Each head, even at peak transfer rate, uses less than half the bandwidth of the external interface.

So even if both of them are hitting peak rates at the same time, and the drive alternates transfers between them, things are fine. For example, let's say 128KB chunks, alternating back and forth. Those take .2 milliseconds to transfer. That makes basically no difference on a hard drive.

> Doubled performance is an absolute best case which is never achieved in practice, and I say that because I've seen it.

I completely believe you, about drives where each arm can only access half the data.

> The only way dual actuators can really compete with separate drives is to duplicate all of the resources that change behavior based on the request stream - interfaces, controllers, etc.

Or upgrade them to 1200Mbps, which isn't a very hard thing to do.

1 comments

> I was talking about what you can do with dual actuators, not product lines that already exist.
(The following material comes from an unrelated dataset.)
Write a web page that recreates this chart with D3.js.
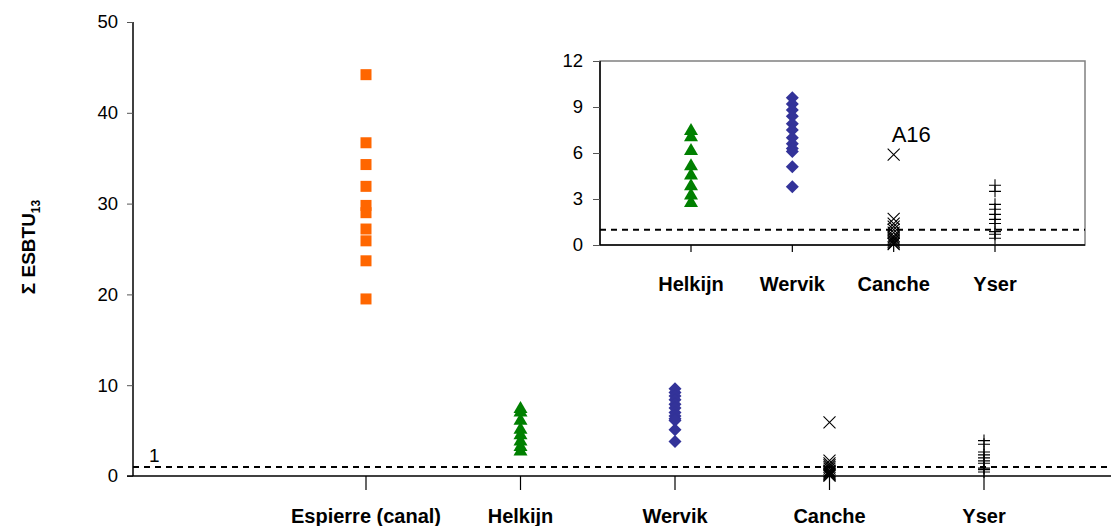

Since you didn't know they're different until a moment ago, you were talking about both. Don't gaslight.

> Each head, even at peak transfer rate, uses less than half the bandwidth of the external interface.

So two will come damn close ... today. With an expectation that internal transfer rates will increase faster than standards-bound external rates. And the fact that no interface ever meets its nominal bps for a million reasons. Requests have overhead, interface chips have their own limits, signal-quality issues cause losses and retries (or step down down lower rates), etc. Lastly, request streams are never perfectly balanced except for trivial (mostly synthetic-benchmark) cases, and the drive can't do better than the request stream allows. There are so many potential bottlenecks here that any given use case is sure to hit one ... as actually seems to be the case empirically. Your theory remains theory, but facts remain facts.